Higher-order Alexander invariants of plane algebraic curves

TL;DR

This paper introduces new higher-order Alexander invariants for plane algebraic curves, extending tools from knot and 3-manifold theory to study the fundamental groups of curve complements.

Contribution

It defines higher-order Alexander modules and degrees for algebraic curves, providing new obstructions on possible fundamental groups of affine curve complements.

Findings

Higher-order degrees are finite for curves in general position at infinity.

New invariants distinguish different types of fundamental groups.

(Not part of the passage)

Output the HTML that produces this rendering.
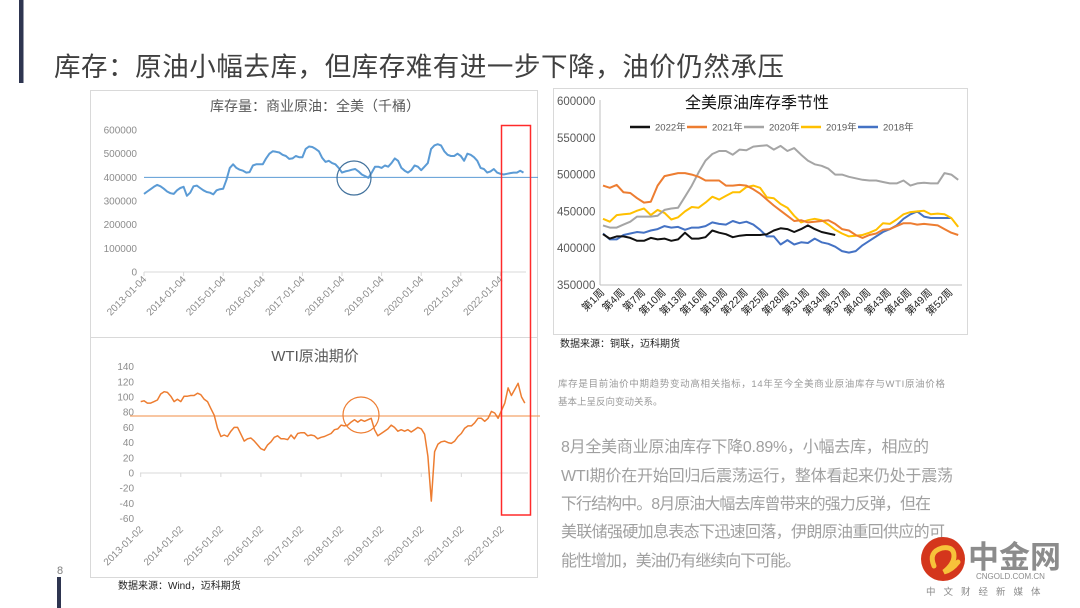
<!DOCTYPE html>
<html><head><meta charset="utf-8"><style>
html,body{margin:0;padding:0;background:#fff;}
svg{display:block;font-family:"Liberation Sans","Noto Sans CJK SC",sans-serif;}
</style></head><body>
<svg id="s" width="1080" height="608" viewBox="0 0 1080 608" xmlns="http://www.w3.org/2000/svg">
<rect x="19" y="0" width="4.5" height="83" fill="#2e3550"/>
<rect x="57" y="577" width="4" height="31" fill="#2e3550"/>
<text x="60" y="574" font-size="11" fill="#7f7f7f" text-anchor="middle">8</text>
<text x="54" y="76" font-size="26.5" fill="#404040" textLength="730" lengthAdjust="spacing">库存：原油小幅去库，但库存难有进一步下降，油价仍然承压</text>

<rect x="90.5" y="90.5" width="447" height="247" fill="none" stroke="#d9d9d9"/>
<rect x="90.5" y="337.5" width="447" height="240" fill="none" stroke="#d9d9d9"/>
<text x="315" y="111" font-size="14" fill="#595959" text-anchor="middle">库存量：商业原油：全美（千桶）</text>
<text x="315" y="361" font-size="15" fill="#595959" text-anchor="middle">WTI原油期价</text>
<g id="g1"></g><g id="g2"></g>
<text x="118" y="589" font-size="10" fill="#222">数据来源：Wind，迈科期货</text>

<rect x="553.5" y="88.5" width="414" height="246" fill="none" stroke="#d9d9d9"/>
<text x="757" y="108" font-size="16" fill="#111" text-anchor="middle">全美原油库存季节性</text>
<g id="g3"></g>
<text x="560" y="347" font-size="10" fill="#222">数据来源：铜联，迈科期货</text>

<text x="558" y="387" font-size="9.5" fill="#9a9a9a" textLength="387" lengthAdjust="spacing">库存是目前油价中期趋势变动高相关指标，14年至今全美商业原油库存与WTI原油价格</text>
<text x="558" y="405" font-size="9.5" fill="#9a9a9a">基本上呈反向变动关系。</text>
<g font-size="16" fill="#a0a0a0">
<text x="561" y="452" textLength="368" lengthAdjust="spacing">8月全美商业原油库存下降0.89%，小幅去库，相应的</text>
<text x="561" y="481" textLength="392" lengthAdjust="spacing">WTI期价在开始回归后震荡运行，整体看起来仍处于震荡</text>
<text x="561" y="509" textLength="370" lengthAdjust="spacing">下行结构中。8月原油大幅去库曾带来的强力反弹，但在</text>
<text x="561" y="537" textLength="384" lengthAdjust="spacing">美联储强硬加息表态下迅速回落，伊朗原油重回供应的可</text>
<text x="561" y="566" textLength="240" lengthAdjust="spacing">能性增加，美油仍有继续向下可能。</text>
</g>
<g>
<circle cx="943" cy="559" r="22" fill="#d4361c"/>
<path d="M934 566 q-6 -14 8 -18 q12 -2 12 8 q0 8 -10 16 q8 -2 14 -10" fill="none" stroke="#f7c23a" stroke-width="5" stroke-linecap="round"/>
<text x="968" y="568" font-size="31" fill="#8c8c8c" font-weight="bold">中金网</text>
<text x="976" y="579" font-size="8" fill="#8c8c8c">CNGOLD.COM.CN</text>
<text x="926" y="595" font-size="9.5" fill="#8c8c8c" letter-spacing="8">中文财经新媒体</text>
</g>
</svg>
<script>
// ---- inventory (thousand barrels), monthly from 2013-01 ----
const invValues=[330,340,350,360,368,362,352,340,333,330,345,355,
360,322,335,362,365,355,345,338,335,328,345,350,
352,390,440,455,440,432,428,420,422,450,455,455,
455,480,500,510,508,505,495,490,478,480,490,485,
485,520,530,528,520,510,482,465,470,460,455,440,
420,425,428,432,435,425,412,405,398,420,445,445,
440,450,445,460,480,470,440,428,420,430,450,445,
430,445,460,520,535,540,535,510,495,490,490,500,
490,470,500,495,485,470,440,435,420,425,435,420,
415,412,415,418,420,420,428,420];
const invTicks=["2013-01-04","2014-01-04","2015-01-04","2016-01-04","2017-01-04","2018-01-04","2019-01-04","2020-01-04","2021-01-04","2022-01-04"];
const invYTicks=[0,100000,200000,300000,400000,500000,600000];
const invRef=[400];
// ---- WTI monthly ----
const wtiValues=[94,95,92,92,94,96,104,107,106,101,94,97,
94,101,101,102,102,105,103,97,94,85,76,59,
48,50,48,55,60,60,51,42,45,46,42,37,
32,30,37,41,47,49,45,45,44,50,45,52,
53,53,49,50,49,45,47,48,50,52,57,58,
63,62,63,67,70,67,70,68,70,72,57,49,
52,55,58,63,60,55,57,55,57,54,57,60,
58,51,22,-37,28,38,41,42,40,39,42,48,
52,59,62,62,66,72,72,68,72,81,79,72,
82,92,112,102,110,118,100,92];
const wtiTicks=["2013-01-02","2014-01-02","2015-01-02","2016-01-02","2017-01-02","2018-01-02","2019-01-02","2020-01-02","2021-01-02","2022-01-02"];
const wtiYTicks=[-60,-40,-20,0,20,40,60,80,100,120,140];
const wtiRef=[75];
// ---- seasonal weekly (thousand barrels) ----
const sNames=["2022年","2021年","2020年","2019年","2018年"];
const s2022=[419,413,416,416,414,410,410,414,412,413,410,412,421,413,413,415,424,421,419,415,417,418,418,418,419,424,427,426,422,426,431,426,422,420,418];
const s2021=[485,482,486,476,475,468,462,463,485,498,500,502,502,500,497,492,492,492,485,485,486,485,480,474,466,458,451,444,437,438,435,436,437,438,433,426,424,418,414,418,420,425,426,430,434,434,432,433,432,431,426,421,418];
const s2020=[431,428,428,432,436,443,443,443,444,452,454,455,470,485,503,519,528,532,532,527,534,533,538,539,540,534,539,532,536,527,519,514,512,508,500,500,497,495,493,492,492,490,488,488,492,485,488,489,488,488,502,500,493];
const s2019=[440,436,445,446,447,451,454,445,452,448,439,442,450,456,455,462,470,466,471,476,476,483,485,482,469,468,460,455,444,435,438,440,438,432,425,420,416,417,418,421,425,434,433,439,446,449,450,451,446,447,446,441,429];
const s2018=[420,412,412,418,420,422,421,424,426,430,428,429,425,428,428,430,435,433,432,437,434,436,432,425,416,416,405,411,405,408,407,413,408,406,402,396,394,396,404,410,416,422,426,431,440,446,450,443,441,441,441,441];
const sYTicks=[350000,400000,450000,500000,550000,600000];
const sWeeks=[1,4,7,10,13,16,19,22,25,28,31,34,37,40,43,46,49,52];

const NS="http://www.w3.org/2000/svg";
function mk(tag,attrs,parent){const e=document.createElementNS(NS,tag);for(const k in attrs)e.setAttribute(k,attrs[k]);parent.appendChild(e);return e;}

// chart 1
(function(){
const g=document.getElementById('g1');
const x=i=>144+i*3.3, y=v=>272-v*0.2367;
invYTicks.forEach(t=>{const e=mk('text',{x:137,y:y(t/1000)+3.5,'font-size':10,fill:'#8c8c8c','text-anchor':'end'},g);e.textContent=t;

});
const ax=mk('line',{x1:144,y1:272,x2:526,y2:272,stroke:'#d9d9d9'},g);


invTicks.forEach((t,k)=>{const tx=x(k*12);mk('line',{x1:tx,y1:272,x2:tx,y2:276,stroke:'#d9d9d9'},g);
const e=mk('text',{x:tx+3,y:280,'font-size':10,fill:'#8c8c8c','text-anchor':'end',transform:`rotate(-45 ${tx+3} 280)`},g);e.textContent=t;

});
const rl=mk('line',{x1:144,y1:y(invRef[0]),x2:538,y2:y(invRef[0]),stroke:'#5b9bd5','stroke-width':1},g);


const p=mk('path',{d:invValues.map((v,i)=>(i?'L':'M')+x(i).toFixed(1)+' '+y(v).toFixed(1)).join(''),fill:'none',stroke:'#5b9bd5','stroke-width':2,'stroke-linejoin':'round'},g);


const c=mk('circle',{cx:354,cy:178,r:17,fill:'none',stroke:'#41719c','stroke-width':1.2},g);


})();

// chart 2
(function(){
const g=document.getElementById('g2');
const x=i=>140.7+i*3.34, y=v=>473-v*0.76;
wtiYTicks.forEach(t=>{const e=mk('text',{x:134,y:y(t)+3.5,'font-size':10,fill:'#8c8c8c','text-anchor':'end'},g);e.textContent=t;

});
const ax=mk('line',{x1:140,y1:473,x2:528,y2:473,stroke:'#d9d9d9'},g);


wtiTicks.forEach((t,k)=>{const tx=x(k*12);mk('line',{x1:tx,y1:473,x2:tx,y2:477,stroke:'#d9d9d9'},g);
const e=mk('text',{x:tx+3,y:530,'font-size':10,fill:'#8c8c8c','text-anchor':'end',transform:`rotate(-45 ${tx+3} 530)`},g);e.textContent=t;

});
const rl=mk('line',{x1:130,y1:y(wtiRef[0]),x2:540,y2:y(wtiRef[0]),stroke:'#f4a46a','stroke-width':1.2},g);


const p=mk('path',{d:wtiValues.map((v,i)=>(i?'L':'M')+x(i).toFixed(1)+' '+y(v).toFixed(1)).join(''),fill:'none',stroke:'#ed7d31','stroke-width':1.5,'stroke-linejoin':'round'},g);


const c=mk('circle',{cx:361,cy:415,r:18,fill:'none',stroke:'#ed7d31','stroke-width':1.2},g);


const r=mk('rect',{x:501.5,y:125.5,width:29,height:389.5,fill:'none',stroke:'#ff2a2a','stroke-width':1.5},g);


})();

// chart 3
(function(){
const g=document.getElementById('g3');
const x=w=>603+(w-1)*6.83, y=v=>285-(v-350)*0.736;
sYTicks.forEach(t=>{const e=mk('text',{x:557,y:y(t/1000)+4,'font-size':11.5,fill:'#595959'},g);e.textContent=t;

});
const ay=mk('line',{x1:600,y1:100,x2:600,y2:285,stroke:'#bfbfbf'},g);


const axl=mk('line',{x1:600,y1:285,x2:962,y2:285,stroke:'#bfbfbf'},g);


sWeeks.forEach(w=>{const tx=x(w);
const e=mk('text',{x:tx+2,y:293,'font-size':10.5,fill:'#222','text-anchor':'end',transform:`rotate(-45 ${tx+2} 293)`},g);e.textContent='第'+w+'周';

});
const series=[s2022,s2021,s2020,s2019,s2018];
const colors=['#111111','#ed7d31','#a5a5a5','#ffc000','#4472c4'];
const lx=[630,687,744,801,858];
for(let k=4;k>=0;k--){
const p=mk('path',{d:series[k].map((v,i)=>(i?'L':'M')+x(i+1).toFixed(1)+' '+y(v).toFixed(1)).join(''),fill:'none',stroke:colors[k],'stroke-width':2,'stroke-linejoin':'round'},g);


}
sNames.forEach((n,k)=>{
const l=mk('line',{x1:lx[k],y1:127,x2:lx[k]+20,y2:127,stroke:colors[k],'stroke-width':2.5},g);


const t=mk('text',{x:lx[k]+25,y:130.5,'font-size':9.5,fill:'#595959'},g);t.textContent=n;


});
})();
</script>
</body></html>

Obstructions to certain groups arising as curve complement groups.

Abstract

We define new higher-order Alexander modules $\mathcal{A}_n(C)$ and higher-order degrees $\delta_n(C)$ which are invariants of the algebraic planar curve $C$. These come from analyzing the module structure of the homology of certain solvable covers of the complement of the curve $C$. These invariants are in the spirit of those developed by T. Cochran in \cite{C} and S. Harvey in \cite{H} and \cite{Har}, which were used to study knots, 3-manifolds, and finitely presented groups, respectively. We show that for curves in general position at infinity, the higher-order degrees are finite. This provides new obstructions on the type of groups that can arise as fundamental groups of complements to affine curves in general position at infinity.